● What is required
Quote the data below in full, minus the images.

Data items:
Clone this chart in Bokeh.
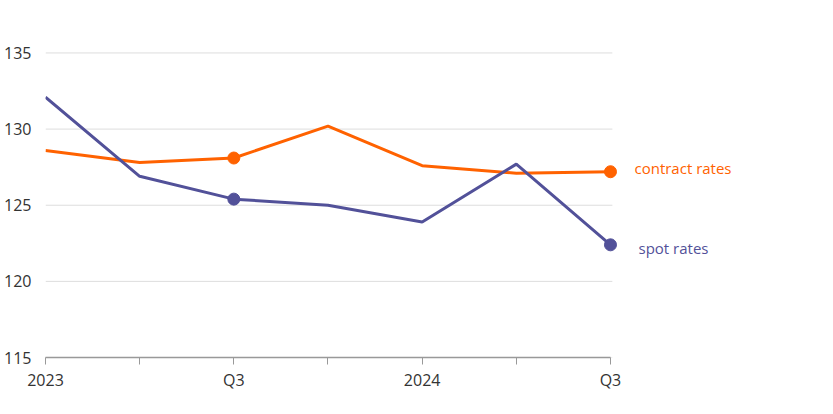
from bokeh.plotting import figure
from bokeh.models import FixedTicker, Label, Range1d
from bokeh.embed import file_html
from bokeh.resources import INLINE

quarters = [0, 1, 2, 3, 4, 5, 6]
tick_labels = {0: "2023", 1: "", 2: "Q3", 3: "", 4: "2024", 5: "", 6: "Q3"}
spot_rates = [132.1, 126.9, 125.4, 125.0, 123.9, 127.7, 122.4]
contract_rates = [128.6, 127.8, 128.1, 130.2, 127.6, 127.1, 127.2]
marker_idx = [2, 6]
y_ticks = [115, 120, 125, 130, 135]

ORANGE = "#FF6200"
PURPLE = "#525199"
FONT = "Open Sans"

p = figure(width=833, height=406, output_backend="svg", toolbar_location=None,
           x_range=Range1d(0, 8.018), y_range=Range1d(115, 137),
           min_border_left=45, min_border_right=33, min_border_top=22, min_border_bottom=49)
p.outline_line_color = None
p.background_fill_color = "white"

# horizontal gridlines limited to the data span
p.segment(x0=[quarters[0]] * len(y_ticks), x1=[quarters[-1] + 0.02] * len(y_ticks),
          y0=y_ticks, y1=y_ticks, line_color="#dddddd", line_width=1)

p.line(quarters, contract_rates, line_color=ORANGE, line_width=3)
p.line(quarters, spot_rates, line_color=PURPLE, line_width=3)
p.scatter([quarters[i] for i in marker_idx], [contract_rates[i] for i in marker_idx],
          size=12, color=ORANGE)
p.scatter([quarters[i] for i in marker_idx], [spot_rates[i] for i in marker_idx],
          size=12, color=PURPLE)

p.xgrid.grid_line_color = None
p.ygrid.grid_line_color = None

p.yaxis.ticker = FixedTicker(ticks=y_ticks)
p.yaxis.axis_line_color = None
p.yaxis.major_tick_line_color = None
p.yaxis.minor_tick_line_color = None
p.yaxis.major_label_standoff = 8
p.yaxis.major_label_text_font = FONT
p.yaxis.major_label_text_font_size = "16px"
p.yaxis.major_label_text_color = "#333333"

p.xaxis.ticker = FixedTicker(ticks=quarters)
p.xaxis.bounds = (quarters[0], quarters[-1])
p.xaxis.major_label_overrides = tick_labels
p.xaxis.axis_line_color = "#999999"
p.xaxis.axis_line_width = 1.5
p.xaxis.major_tick_line_color = "#999999"
p.xaxis.major_tick_in = 0
p.xaxis.major_tick_out = 7
p.xaxis.minor_tick_line_color = None
p.xaxis.major_label_standoff = 4
p.xaxis.major_label_text_font = FONT
p.xaxis.major_label_text_font_size = "16px"
p.xaxis.major_label_text_color = "#333333"

p.add_layout(Label(x=quarters[-1], y=127.46, x_offset=24, text="contract rates", text_color=ORANGE,
                   text_font=FONT, text_font_size="15px", text_baseline="middle"))
p.add_layout(Label(x=quarters[-1], y=122.21, x_offset=28, text="spot rates", text_color=PURPLE,
                   text_font=FONT, text_font_size="15px", text_baseline="middle"))

open("out.html", "w").write(file_html(p, INLINE))
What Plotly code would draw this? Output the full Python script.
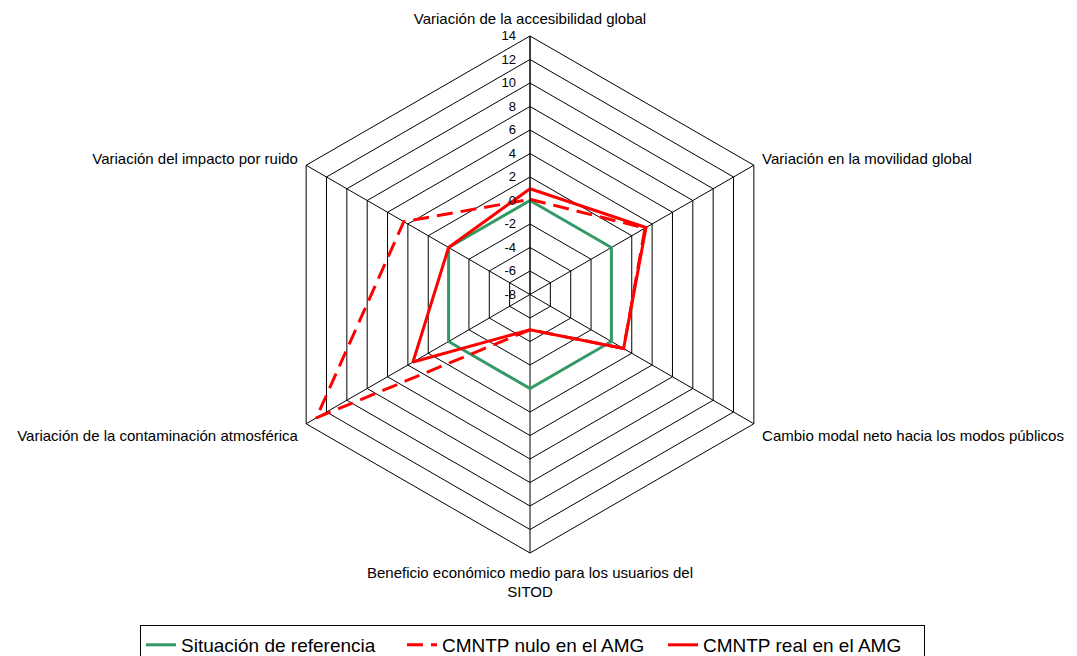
import plotly.graph_objects as go

categories = [
    "Variación de la accesibilidad global",
    "Variación en la movilidad global",
    "Cambio modal neto hacia los modos públicos",
    "Beneficio económico medio para los usuarios del<br>SITOD",
    "Variación de la contaminación atmosférica",
    "Variación del impacto por ruido",
]
referencia = [0, 0, 0, 0, 0, 0]
cmntp_nulo = [0.1, 3.3, 1.2, -5, 13, 4.4]
cmntp_real = [1, 3.4, 1.2, -5, 3.5, 0]
tick_vals = [-8, -6, -4, -2, 0, 2, 4, 6, 8, 10, 12, 14]
tick_text = [str(v) for v in tick_vals]

def closed(v):
    return list(v) + [v[0]]

theta = closed(categories)

fig = go.Figure()
fig.add_trace(go.Scatterpolar(r=closed(referencia), theta=theta, mode="lines",
                              name="Situación de referencia",
                              line=dict(color="#339966", width=3)))
fig.add_trace(go.Scatterpolar(r=closed(cmntp_nulo), theta=theta, mode="lines",
                              name="CMNTP nulo en el AMG",
                              line=dict(color="#FF0000", width=3, dash="16px,8px")))
fig.add_trace(go.Scatterpolar(r=closed(cmntp_real), theta=theta, mode="lines",
                              name="CMNTP real en el AMG",
                              line=dict(color="#FF0000", width=3)))

fig.update_layout(
    width=1077, height=656,
    paper_bgcolor="white", plot_bgcolor="white",
    font=dict(family="Liberation Sans, Arial, sans-serif", size=15, color="black"),
    margin=dict(l=0, r=33, t=28, b=111),
    polar=dict(
        bgcolor="white",
        gridshape="linear",
        radialaxis=dict(range=[-8, 14], tickvals=tick_vals, ticktext=tick_text,
                        angle=90, tickangle=90,
                        side="counterclockwise", showline=True, linecolor="black",
                        linewidth=1, gridcolor="black", gridwidth=1,
                        ticks="outside", ticklen=9, tickcolor="rgba(0,0,0,0)",
                        tickfont=dict(size=13)),
        angularaxis=dict(direction="clockwise", rotation=90, linecolor="black",
                         linewidth=1, gridcolor="black", gridwidth=1,
                         ticks="outside", ticklen=6, tickcolor="rgba(0,0,0,0)",
                         tickfont=dict(size=15)),
    ),
    legend=dict(orientation="h", xref="container", x=0.487, xanchor="center",
                yref="container", y=0.0595, yanchor="top",
                bordercolor="black", borderwidth=1, font=dict(size=19),
                itemwidth=30, entrywidth=216, tracegroupgap=0),
    showlegend=True,
)

fig.write_html("out.html")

● Solution below
Clone this chart in Bokeh.
from bokeh.plotting import figure
from bokeh.models import FixedTicker, Label, Range1d
from bokeh.embed import file_html
from bokeh.resources import INLINE

quarters = [0, 1, 2, 3, 4, 5, 6]
tick_labels = {0: "2023", 1: "", 2: "Q3", 3: "", 4: "2024", 5: "", 6: "Q3"}
spot_rates = [132.1, 126.9, 125.4, 125.0, 123.9, 127.7, 122.4]
contract_rates = [128.6, 127.8, 128.1, 130.2, 127.6, 127.1, 127.2]
marker_idx = [2, 6]
y_ticks = [115, 120, 125, 130, 135]

ORANGE = "#FF6200"
PURPLE = "#525199"
FONT = "Open Sans"

p = figure(width=833, height=406, output_backend="svg", toolbar_location=None,
           x_range=Range1d(0, 8.018), y_range=Range1d(115, 137),
           min_border_left=45, min_border_right=33, min_border_top=22, min_border_bottom=49)
p.outline_line_color = None
p.background_fill_color = "white"

# horizontal gridlines limited to the data span
p.segment(x0=[quarters[0]] * len(y_ticks), x1=[quarters[-1] + 0.02] * len(y_ticks),
          y0=y_ticks, y1=y_ticks, line_color="#dddddd", line_width=1)

p.line(quarters, contract_rates, line_color=ORANGE, line_width=3)
p.line(quarters, spot_rates, line_color=PURPLE, line_width=3)
p.scatter([quarters[i] for i in marker_idx], [contract_rates[i] for i in marker_idx],
          size=12, color=ORANGE)
p.scatter([quarters[i] for i in marker_idx], [spot_rates[i] for i in marker_idx],
          size=12, color=PURPLE)

p.xgrid.grid_line_color = None
p.ygrid.grid_line_color = None

p.yaxis.ticker = FixedTicker(ticks=y_ticks)
p.yaxis.axis_line_color = None
p.yaxis.major_tick_line_color = None
p.yaxis.minor_tick_line_color = None
p.yaxis.major_label_standoff = 8
p.yaxis.major_label_text_font = FONT
p.yaxis.major_label_text_font_size = "16px"
p.yaxis.major_label_text_color = "#333333"

p.xaxis.ticker = FixedTicker(ticks=quarters)
p.xaxis.bounds = (quarters[0], quarters[-1])
p.xaxis.major_label_overrides = tick_labels
p.xaxis.axis_line_color = "#999999"
p.xaxis.axis_line_width = 1.5
p.xaxis.major_tick_line_color = "#999999"
p.xaxis.major_tick_in = 0
p.xaxis.major_tick_out = 7
p.xaxis.minor_tick_line_color = None
p.xaxis.major_label_standoff = 4
p.xaxis.major_label_text_font = FONT
p.xaxis.major_label_text_font_size = "16px"
p.xaxis.major_label_text_color = "#333333"

p.add_layout(Label(x=quarters[-1], y=127.46, x_offset=24, text="contract rates", text_color=ORANGE,
                   text_font=FONT, text_font_size="15px", text_baseline="middle"))
p.add_layout(Label(x=quarters[-1], y=122.21, x_offset=28, text="spot rates", text_color=PURPLE,
                   text_font=FONT, text_font_size="15px", text_baseline="middle"))

open("out.html", "w").write(file_html(p, INLINE))
What Plotly code would draw this? Output the full Python script.
import plotly.graph_objects as go

categories = [
    "Variación de la accesibilidad global",
    "Variación en la movilidad global",
    "Cambio modal neto hacia los modos públicos",
    "Beneficio económico medio para los usuarios del<br>SITOD",
    "Variación de la contaminación atmosférica",
    "Variación del impacto por ruido",
]
referencia = [0, 0, 0, 0, 0, 0]
cmntp_nulo = [0.1, 3.3, 1.2, -5, 13, 4.4]
cmntp_real = [1, 3.4, 1.2, -5, 3.5, 0]
tick_vals = [-8, -6, -4, -2, 0, 2, 4, 6, 8, 10, 12, 14]
tick_text = [str(v) for v in tick_vals]

def closed(v):
    return list(v) + [v[0]]

theta = closed(categories)

fig = go.Figure()
fig.add_trace(go.Scatterpolar(r=closed(referencia), theta=theta, mode="lines",
                              name="Situación de referencia",
                              line=dict(color="#339966", width=3)))
fig.add_trace(go.Scatterpolar(r=closed(cmntp_nulo), theta=theta, mode="lines",
                              name="CMNTP nulo en el AMG",
                              line=dict(color="#FF0000", width=3, dash="16px,8px")))
fig.add_trace(go.Scatterpolar(r=closed(cmntp_real), theta=theta, mode="lines",
                              name="CMNTP real en el AMG",
                              line=dict(color="#FF0000", width=3)))

fig.update_layout(
    width=1077, height=656,
    paper_bgcolor="white", plot_bgcolor="white",
    font=dict(family="Liberation Sans, Arial, sans-serif", size=15, color="black"),
    margin=dict(l=0, r=33, t=28, b=111),
    polar=dict(
        bgcolor="white",
        gridshape="linear",
        radialaxis=dict(range=[-8, 14], tickvals=tick_vals, ticktext=tick_text,
                        angle=90, tickangle=90,
                        side="counterclockwise", showline=True, linecolor="black",
                        linewidth=1, gridcolor="black", gridwidth=1,
                        ticks="outside", ticklen=9, tickcolor="rgba(0,0,0,0)",
                        tickfont=dict(size=13)),
        angularaxis=dict(direction="clockwise", rotation=90, linecolor="black",
                         linewidth=1, gridcolor="black", gridwidth=1,
                         ticks="outside", ticklen=6, tickcolor="rgba(0,0,0,0)",
                         tickfont=dict(size=15)),
    ),
    legend=dict(orientation="h", xref="container", x=0.487, xanchor="center",
                yref="container", y=0.0595, yanchor="top",
                bordercolor="black", borderwidth=1, font=dict(size=19),
                itemwidth=30, entrywidth=216, tracegroupgap=0),
    showlegend=True,
)

fig.write_html("out.html")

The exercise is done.